*DESCRIPTION OF THE TASK*.
Retype word for word the first line of the listing and each line after it up to the line with "plt.rcParams['lines.scale_dashes'] = False", with the pictures taken out.

*DATA SECTION*.
>> BEGIN
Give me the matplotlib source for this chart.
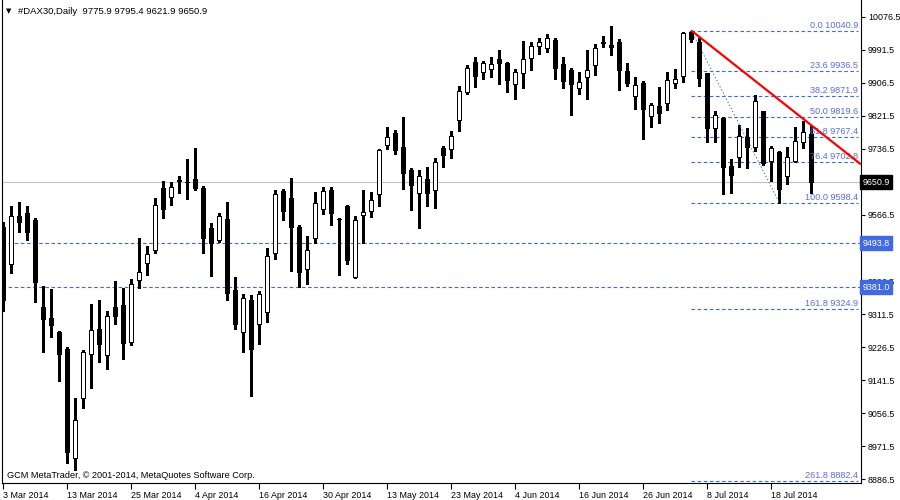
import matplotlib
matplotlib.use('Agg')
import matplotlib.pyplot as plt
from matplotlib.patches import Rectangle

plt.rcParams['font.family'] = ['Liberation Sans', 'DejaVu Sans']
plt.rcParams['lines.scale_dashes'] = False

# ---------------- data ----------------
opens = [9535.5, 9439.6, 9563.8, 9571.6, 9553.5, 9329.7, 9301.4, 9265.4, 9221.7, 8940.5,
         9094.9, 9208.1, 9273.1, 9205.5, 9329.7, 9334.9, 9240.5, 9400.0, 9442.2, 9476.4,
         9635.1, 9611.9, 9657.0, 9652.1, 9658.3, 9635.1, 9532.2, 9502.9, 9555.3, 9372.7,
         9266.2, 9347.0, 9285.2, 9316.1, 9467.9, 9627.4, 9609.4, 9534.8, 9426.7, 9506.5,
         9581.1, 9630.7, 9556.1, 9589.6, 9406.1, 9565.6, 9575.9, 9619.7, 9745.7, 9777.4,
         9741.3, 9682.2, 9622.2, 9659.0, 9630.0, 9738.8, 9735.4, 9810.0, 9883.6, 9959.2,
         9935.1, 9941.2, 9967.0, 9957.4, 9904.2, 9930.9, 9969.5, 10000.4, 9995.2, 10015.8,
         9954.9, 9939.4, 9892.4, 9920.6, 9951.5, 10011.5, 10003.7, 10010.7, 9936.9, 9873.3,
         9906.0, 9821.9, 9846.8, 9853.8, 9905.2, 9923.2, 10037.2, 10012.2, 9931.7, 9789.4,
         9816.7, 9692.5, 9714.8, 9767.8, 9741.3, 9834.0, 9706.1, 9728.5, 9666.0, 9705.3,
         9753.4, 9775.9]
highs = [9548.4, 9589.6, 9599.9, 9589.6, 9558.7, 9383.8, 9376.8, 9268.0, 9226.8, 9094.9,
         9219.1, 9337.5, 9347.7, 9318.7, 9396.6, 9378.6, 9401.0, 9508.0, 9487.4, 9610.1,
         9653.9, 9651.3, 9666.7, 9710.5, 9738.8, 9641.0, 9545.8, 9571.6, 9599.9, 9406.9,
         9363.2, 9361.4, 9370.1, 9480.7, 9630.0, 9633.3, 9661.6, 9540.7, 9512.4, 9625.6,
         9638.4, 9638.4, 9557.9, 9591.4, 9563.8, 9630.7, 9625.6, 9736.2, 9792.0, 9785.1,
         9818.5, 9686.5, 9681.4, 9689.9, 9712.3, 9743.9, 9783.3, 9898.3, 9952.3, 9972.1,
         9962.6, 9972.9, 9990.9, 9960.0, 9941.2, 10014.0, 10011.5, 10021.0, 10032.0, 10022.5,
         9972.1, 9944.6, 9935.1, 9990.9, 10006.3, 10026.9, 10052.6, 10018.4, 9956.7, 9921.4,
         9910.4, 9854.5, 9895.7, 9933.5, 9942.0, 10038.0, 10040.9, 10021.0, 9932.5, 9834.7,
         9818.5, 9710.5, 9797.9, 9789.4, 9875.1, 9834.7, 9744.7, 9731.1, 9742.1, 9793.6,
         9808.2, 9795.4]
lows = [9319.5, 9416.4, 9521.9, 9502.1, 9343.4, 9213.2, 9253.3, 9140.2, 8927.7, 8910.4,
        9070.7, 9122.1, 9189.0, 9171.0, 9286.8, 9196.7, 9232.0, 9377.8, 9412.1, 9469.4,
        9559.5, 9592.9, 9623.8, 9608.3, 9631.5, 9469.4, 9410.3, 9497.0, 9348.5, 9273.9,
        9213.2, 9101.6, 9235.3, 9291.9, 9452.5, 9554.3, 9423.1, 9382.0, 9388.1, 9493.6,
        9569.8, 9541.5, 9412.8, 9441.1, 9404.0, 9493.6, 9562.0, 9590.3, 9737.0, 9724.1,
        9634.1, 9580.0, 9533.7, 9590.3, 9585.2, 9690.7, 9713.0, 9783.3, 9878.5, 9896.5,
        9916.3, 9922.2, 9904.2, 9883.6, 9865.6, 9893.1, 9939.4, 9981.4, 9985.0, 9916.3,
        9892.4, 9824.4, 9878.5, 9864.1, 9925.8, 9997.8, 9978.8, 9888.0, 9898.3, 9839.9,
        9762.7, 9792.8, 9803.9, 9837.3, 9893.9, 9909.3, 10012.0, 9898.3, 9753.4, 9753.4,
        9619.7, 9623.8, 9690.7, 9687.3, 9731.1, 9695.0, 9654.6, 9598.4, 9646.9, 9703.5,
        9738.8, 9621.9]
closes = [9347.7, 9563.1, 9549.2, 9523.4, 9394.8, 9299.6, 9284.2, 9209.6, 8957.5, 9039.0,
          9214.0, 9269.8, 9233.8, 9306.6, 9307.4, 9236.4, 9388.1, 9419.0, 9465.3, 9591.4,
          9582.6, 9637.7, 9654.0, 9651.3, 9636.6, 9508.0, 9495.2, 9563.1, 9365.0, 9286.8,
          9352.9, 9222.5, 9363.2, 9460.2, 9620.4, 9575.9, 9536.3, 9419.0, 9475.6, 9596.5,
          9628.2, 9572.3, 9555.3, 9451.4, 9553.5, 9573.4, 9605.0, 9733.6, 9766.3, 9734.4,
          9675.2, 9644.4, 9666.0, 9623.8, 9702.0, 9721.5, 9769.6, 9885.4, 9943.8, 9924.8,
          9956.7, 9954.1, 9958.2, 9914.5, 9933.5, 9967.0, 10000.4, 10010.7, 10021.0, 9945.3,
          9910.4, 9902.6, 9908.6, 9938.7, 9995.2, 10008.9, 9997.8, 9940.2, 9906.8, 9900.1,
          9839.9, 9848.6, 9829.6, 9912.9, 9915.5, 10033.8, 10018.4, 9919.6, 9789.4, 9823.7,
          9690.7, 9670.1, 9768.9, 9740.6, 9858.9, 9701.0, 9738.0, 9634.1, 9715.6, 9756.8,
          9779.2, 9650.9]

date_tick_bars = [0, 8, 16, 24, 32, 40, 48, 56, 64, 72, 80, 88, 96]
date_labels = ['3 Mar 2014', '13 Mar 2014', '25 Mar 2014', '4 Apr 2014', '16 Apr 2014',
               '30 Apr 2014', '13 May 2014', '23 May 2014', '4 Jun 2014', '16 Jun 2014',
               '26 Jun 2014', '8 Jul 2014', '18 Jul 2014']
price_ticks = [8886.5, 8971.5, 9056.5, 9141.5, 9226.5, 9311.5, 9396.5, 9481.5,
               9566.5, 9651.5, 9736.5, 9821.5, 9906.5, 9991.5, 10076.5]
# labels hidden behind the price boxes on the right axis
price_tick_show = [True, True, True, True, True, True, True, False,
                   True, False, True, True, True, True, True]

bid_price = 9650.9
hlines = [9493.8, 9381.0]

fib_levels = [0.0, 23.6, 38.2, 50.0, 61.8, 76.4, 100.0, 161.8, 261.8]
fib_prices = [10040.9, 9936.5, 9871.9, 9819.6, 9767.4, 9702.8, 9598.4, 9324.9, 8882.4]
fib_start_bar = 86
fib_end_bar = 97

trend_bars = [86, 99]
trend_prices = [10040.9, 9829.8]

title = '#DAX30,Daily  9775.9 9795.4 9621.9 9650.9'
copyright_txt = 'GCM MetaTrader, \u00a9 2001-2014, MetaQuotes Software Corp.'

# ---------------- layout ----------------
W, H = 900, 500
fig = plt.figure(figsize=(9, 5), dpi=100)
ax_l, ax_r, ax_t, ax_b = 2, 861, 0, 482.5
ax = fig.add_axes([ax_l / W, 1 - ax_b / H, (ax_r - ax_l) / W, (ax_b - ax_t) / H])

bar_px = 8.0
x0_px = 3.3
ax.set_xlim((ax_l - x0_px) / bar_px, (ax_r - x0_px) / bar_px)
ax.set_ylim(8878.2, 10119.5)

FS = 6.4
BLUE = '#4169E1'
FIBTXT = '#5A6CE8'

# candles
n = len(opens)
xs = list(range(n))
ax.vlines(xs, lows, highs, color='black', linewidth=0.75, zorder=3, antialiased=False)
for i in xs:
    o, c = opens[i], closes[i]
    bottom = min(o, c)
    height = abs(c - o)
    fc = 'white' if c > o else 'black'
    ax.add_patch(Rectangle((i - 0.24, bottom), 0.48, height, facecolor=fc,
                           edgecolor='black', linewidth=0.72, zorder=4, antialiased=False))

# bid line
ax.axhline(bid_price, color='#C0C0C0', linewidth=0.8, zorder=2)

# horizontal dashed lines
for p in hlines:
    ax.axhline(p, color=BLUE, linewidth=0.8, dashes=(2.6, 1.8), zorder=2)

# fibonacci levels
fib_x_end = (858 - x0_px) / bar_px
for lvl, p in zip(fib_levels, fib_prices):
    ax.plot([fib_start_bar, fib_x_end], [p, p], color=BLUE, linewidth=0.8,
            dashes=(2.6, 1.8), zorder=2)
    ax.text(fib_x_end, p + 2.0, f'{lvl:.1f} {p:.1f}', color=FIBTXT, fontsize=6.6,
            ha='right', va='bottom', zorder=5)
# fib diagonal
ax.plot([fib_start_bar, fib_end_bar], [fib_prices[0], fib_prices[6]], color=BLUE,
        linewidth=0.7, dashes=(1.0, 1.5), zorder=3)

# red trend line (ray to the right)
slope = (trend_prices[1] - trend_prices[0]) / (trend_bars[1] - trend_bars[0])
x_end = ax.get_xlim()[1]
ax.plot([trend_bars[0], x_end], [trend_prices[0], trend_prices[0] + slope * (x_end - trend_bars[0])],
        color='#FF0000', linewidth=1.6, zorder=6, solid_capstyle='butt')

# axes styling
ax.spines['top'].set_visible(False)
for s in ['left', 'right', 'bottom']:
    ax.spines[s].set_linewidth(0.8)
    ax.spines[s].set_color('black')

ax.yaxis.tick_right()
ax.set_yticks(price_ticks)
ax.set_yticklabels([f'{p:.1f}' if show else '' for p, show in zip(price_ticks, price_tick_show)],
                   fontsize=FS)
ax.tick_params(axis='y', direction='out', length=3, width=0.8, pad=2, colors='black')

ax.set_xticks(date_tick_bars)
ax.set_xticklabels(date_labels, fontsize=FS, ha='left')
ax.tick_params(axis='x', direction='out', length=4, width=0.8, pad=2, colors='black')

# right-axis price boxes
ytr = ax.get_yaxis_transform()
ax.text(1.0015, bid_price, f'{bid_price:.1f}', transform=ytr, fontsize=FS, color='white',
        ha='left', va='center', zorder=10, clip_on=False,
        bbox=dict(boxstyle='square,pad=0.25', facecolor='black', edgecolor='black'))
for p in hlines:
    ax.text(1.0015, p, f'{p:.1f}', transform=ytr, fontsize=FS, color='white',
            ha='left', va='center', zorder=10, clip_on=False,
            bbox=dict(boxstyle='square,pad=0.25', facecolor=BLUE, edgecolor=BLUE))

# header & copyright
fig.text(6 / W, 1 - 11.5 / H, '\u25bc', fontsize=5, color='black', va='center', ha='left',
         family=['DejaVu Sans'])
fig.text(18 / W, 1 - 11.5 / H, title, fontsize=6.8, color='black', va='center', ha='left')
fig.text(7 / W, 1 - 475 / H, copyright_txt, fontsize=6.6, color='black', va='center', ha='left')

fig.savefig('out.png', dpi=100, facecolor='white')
>> END
*TASK RESULT*.
Give me the matplotlib source for this chart.
import matplotlib
matplotlib.use('Agg')
import matplotlib.pyplot as plt
from matplotlib.patches import Rectangle

plt.rcParams['font.family'] = ['Liberation Sans', 'DejaVu Sans']
plt.rcParams['lines.scale_dashes'] = False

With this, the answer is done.